Да неважно, но он летит, смотри.
А вот корова, она большая, она добрая.
В эту домашность, в эту детскость восприятия – непосредственного, примитивного, волшебного – и возвращает нас Крымов. Своей шуршащей, шелестящей, скомканной и разрисованной бумагой, своими паровозиками, своими коровами.
И даже если не совсем понятно, о чем идет речь, вы смотрите на все эти превращения глазами ребенка. Благодарного больного ребенка.
Вот этот “больной ребенок” – мы с вами. Остается только понять, чем мы больны.
Крымов ведь не только “папа”, который делает это чудо волшебного домашнего театрика. Он еще и доктор, который ставит диагноз. Этот диагноз – наша потребность в молчании, в немоте. Наша усталость от слова, даже отвращение к нему.
Откуда оно? Легко было бы сказать – вокруг нас постоянно звучат пустые, лживые, потерявшие значение слова. Звучат по телевизору, в сериалах и программах новостей, звучат в прессе, звучат по радио. Но нет. Не в чужом слове дело. Мы сами их говорим. Мы слишком хорошо знаем значения, мы готовы расшифровать любую ситуацию, любую деталь бытия, все слишком понятно, расчислено, разъято удобной, комфортной культурой, которая спешит объяснить нам все, что угодно. Значения мертвеют. Произнося слово, мы знаем уже всю фразу наперед, и это страшно. Символы тускнеют. Из слова уходит жизнь.

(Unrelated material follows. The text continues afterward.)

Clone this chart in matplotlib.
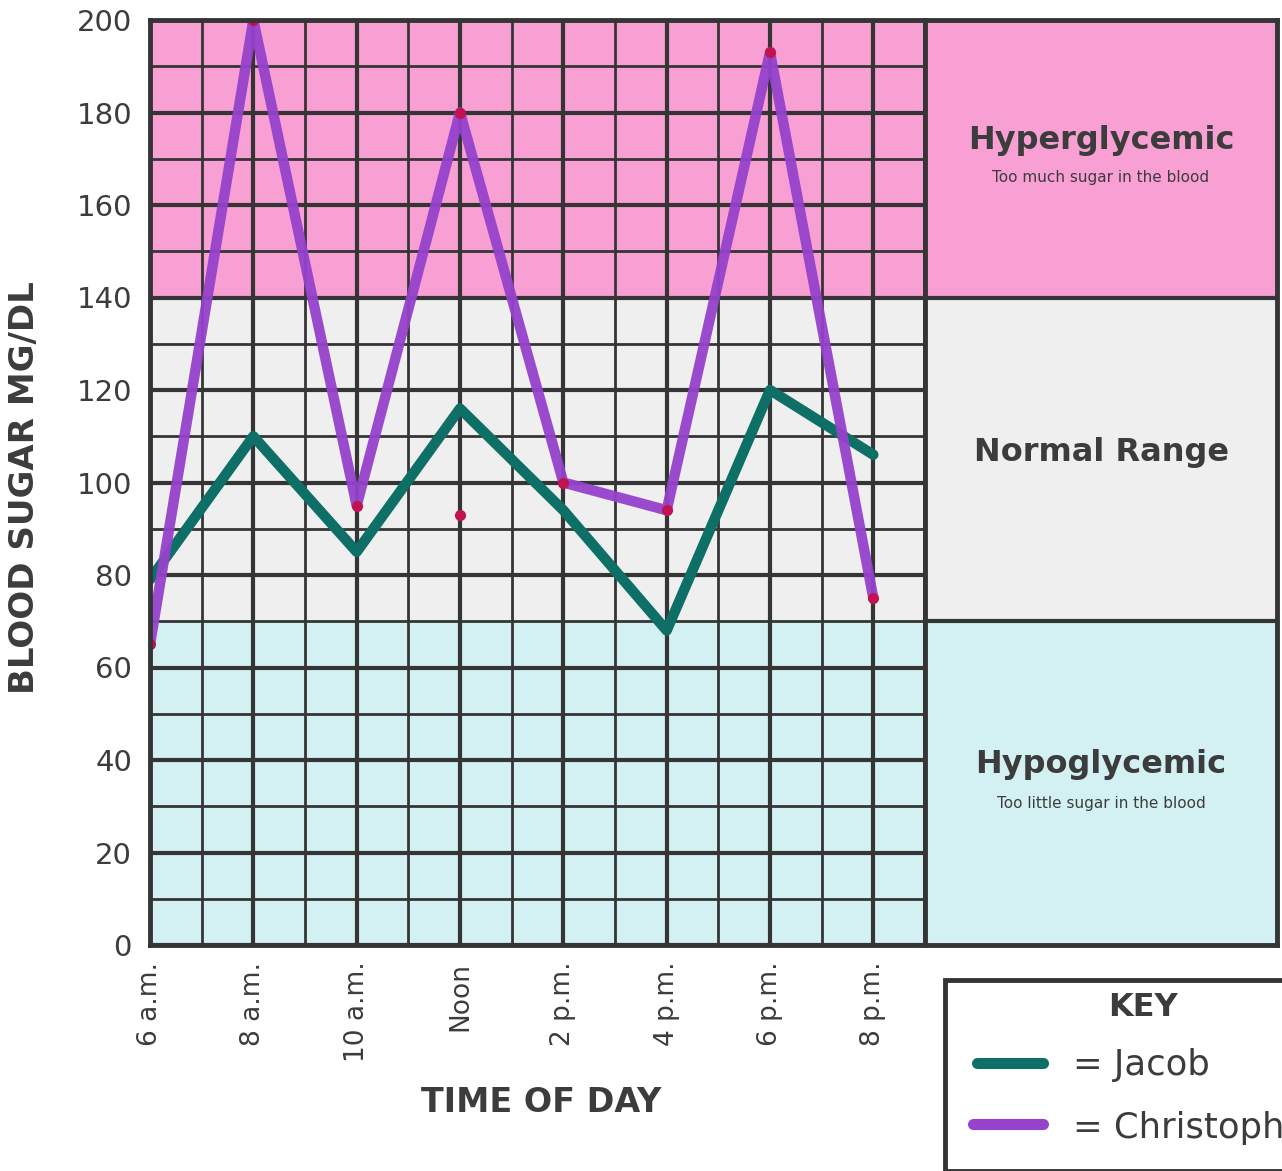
import matplotlib.pyplot as plt
from matplotlib.patches import Rectangle
import numpy as np

# data
hours = [6, 8, 10, 12, 14, 16, 18, 20]
hour_labels = ['6 a.m.', '8 a.m.', '10 a.m.', 'Noon', '2 p.m.', '4 p.m.', '6 p.m.', '8 p.m.']
jacob = [79, 110, 85, 116, 94, 68, 120, 106]
christopher = [65, 200, 95, 180, 100, 94, 193, 75]
stray_hours = [12]
stray_values = [93]

y_ticks = list(range(0, 201, 20))
zones = [(0, 70, '#d3f1f3'), (70, 140, '#efefef'), (140, 200, '#f89fd4')]

teal = '#0e6f66'
purple = '#9642cc'
dot = '#c2124f'
grid = '#353535'
text_col = '#3c3c3c'

plt.rcParams['font.family'] = ['DejaVu Sans']

W, H = 1282, 1171
fig = plt.figure(figsize=(W / 100, H / 100), dpi=100)

# main plot area (pixel box 150..925 x 20..945)
ax = fig.add_axes([150 / W, (H - 945) / H, 775 / W, 925 / H])
ax.set_xlim(6, 21)
ax.set_ylim(0, 200)
for lo, hi, c in zones:
    ax.axhspan(lo, hi, color=c, zorder=0)

for x in np.arange(6, 22, 1):
    lw = 3.0 if x % 2 == 0 else 2.0
    ax.axvline(x, color=grid, lw=lw, zorder=1)
for y in np.arange(0, 201, 10):
    lw = 3.0 if y % 20 == 0 else 2.0
    ax.axhline(y, color=grid, lw=lw, zorder=1)

ax.plot(hours, jacob, color=teal, lw=7.5, solid_capstyle='round',
        solid_joinstyle='round', zorder=3)
ax.plot(hours, christopher, color=purple, lw=7.5, solid_capstyle='round',
        solid_joinstyle='round', zorder=4, alpha=0.95)
ax.plot(hours, christopher, 'o', color=dot, ms=7, zorder=5)
ax.plot(stray_hours, stray_values, 'o', color=dot, ms=7, zorder=5)

for s in ax.spines.values():
    s.set_color(grid)
    s.set_linewidth(3.5)
    s.set_zorder(6)

ax.set_yticks(y_ticks)
ax.set_yticklabels([str(v) for v in y_ticks], fontsize=21, color=text_col)
ax.set_xticks(hours)
ax.set_xticklabels(hour_labels, rotation=90, fontsize=19, color=text_col)
ax.tick_params(axis='both', length=0)
ax.tick_params(axis='y', pad=13)
ax.tick_params(axis='x', pad=12)

fig.text(25 / W, 1 - 488 / H, 'BLOOD SUGAR MG/DL', rotation=90, ha='center',
         va='center', fontsize=24.5, fontweight='bold', color=text_col)
fig.text(541 / W, 1 - 1103 / H, 'TIME OF DAY', ha='center', va='center',
         fontsize=24, fontweight='bold', color=text_col,
         family=['Liberation Sans Narrow', 'DejaVu Sans'])

# right hand zone panel
pan = fig.add_axes([925 / W, (H - 945) / H, 352 / W, 925 / H])
pan.set_xlim(0, 1)
pan.set_ylim(0, 200)
for lo, hi, c in zones:
    pan.axhspan(lo, hi, color=c, zorder=0)
for y in [70, 140]:
    pan.axhline(y, color=grid, lw=3.0)
pan.set_xticks([])
pan.set_yticks([])
for s in pan.spines.values():
    s.set_color(grid)
    s.set_linewidth(3.5)

pan.text(0.5, 174, 'Hyperglycemic', ha='center', va='center', fontsize=23,
         fontweight='bold', color=text_col)
pan.text(0.5, 166, 'Too much sugar in the blood', ha='center', va='center',
         fontsize=11, color=text_col)
pan.text(0.5, 106.5, 'Normal Range', ha='center', va='center', fontsize=23,
         fontweight='bold', color=text_col)
pan.text(0.5, 39, 'Hypoglycemic', ha='center', va='center', fontsize=23,
         fontweight='bold', color=text_col)
pan.text(0.5, 30.5, 'Too little sugar in the blood', ha='center', va='center',
         fontsize=11, color=text_col)

# key box
fig.patches.append(Rectangle((945 / W, 0), 400 / W, (H - 980) / H,
                             transform=fig.transFigure, fill=False,
                             ec=grid, lw=3.5))
fig.text(1143 / W, 1 - 1008 / H, 'KEY', ha='center', va='center', fontsize=23,
         fontweight='bold', color=text_col)
fig.lines.append(plt.Line2D([977 / W, 1043 / W], [1 - 1063 / H, 1 - 1063 / H],
                            transform=fig.transFigure, color=teal, lw=8,
                            solid_capstyle='round'))
fig.lines.append(plt.Line2D([973 / W, 1043 / W], [1 - 1124 / H, 1 - 1124 / H],
                            transform=fig.transFigure, color=purple, lw=8,
                            solid_capstyle='round'))
fig.text(1073 / W, 1 - 1065 / H, '= Jacob', ha='left', va='center',
         fontsize=25.5, color=text_col)
fig.text(1073 / W, 1 - 1128 / H, '= Christopher', ha='left', va='center',
         fontsize=25.5, color=text_col)

fig.savefig('out.png', dpi=100, facecolor='white')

В этом смысле крымовская игра – это игра на первичном детском уровне, это терапевтический театр или даже не театр, а в прямом смысле – психотерапия. Вот так, малыш, выглядит Дон-Кихот, вот летает Демон, вот так глупая корова забрела на рельсы, и ее жалко.
Крымов оставляет возможность нашему умудренному культурным опытом взрослому интеллекту нагрузить эти живые картинки кучей смыслов, глубоких значений, даже откровений… Но при этом упрямо и вместе с тем нежно подталкивает нас к состоянию больного ребенка, которому необходимо засмеяться или заплакать – в общем, как-то выйти из состояния подавленности.
Я, честно говоря, был крайне благодарен ему за это.
И сам готов лепить из бумаги коров или демонов, рисовать усы Гоголя или бороду Льва Толстого, чтобы наконец почувствовать себя дома. Сидеть со свечкой у окна и следить, как падает снег. Ходить под дождем. И молчать.
Но главное открытие, которое я сделал в этом театре, – слово все-таки первично. Ничего без него не происходит. Прекрасный, чудесный театр Крымова – лишь четкое обозначение его отсутствия, потребности в другом, настоящем слове, которое никто никак не может произнести.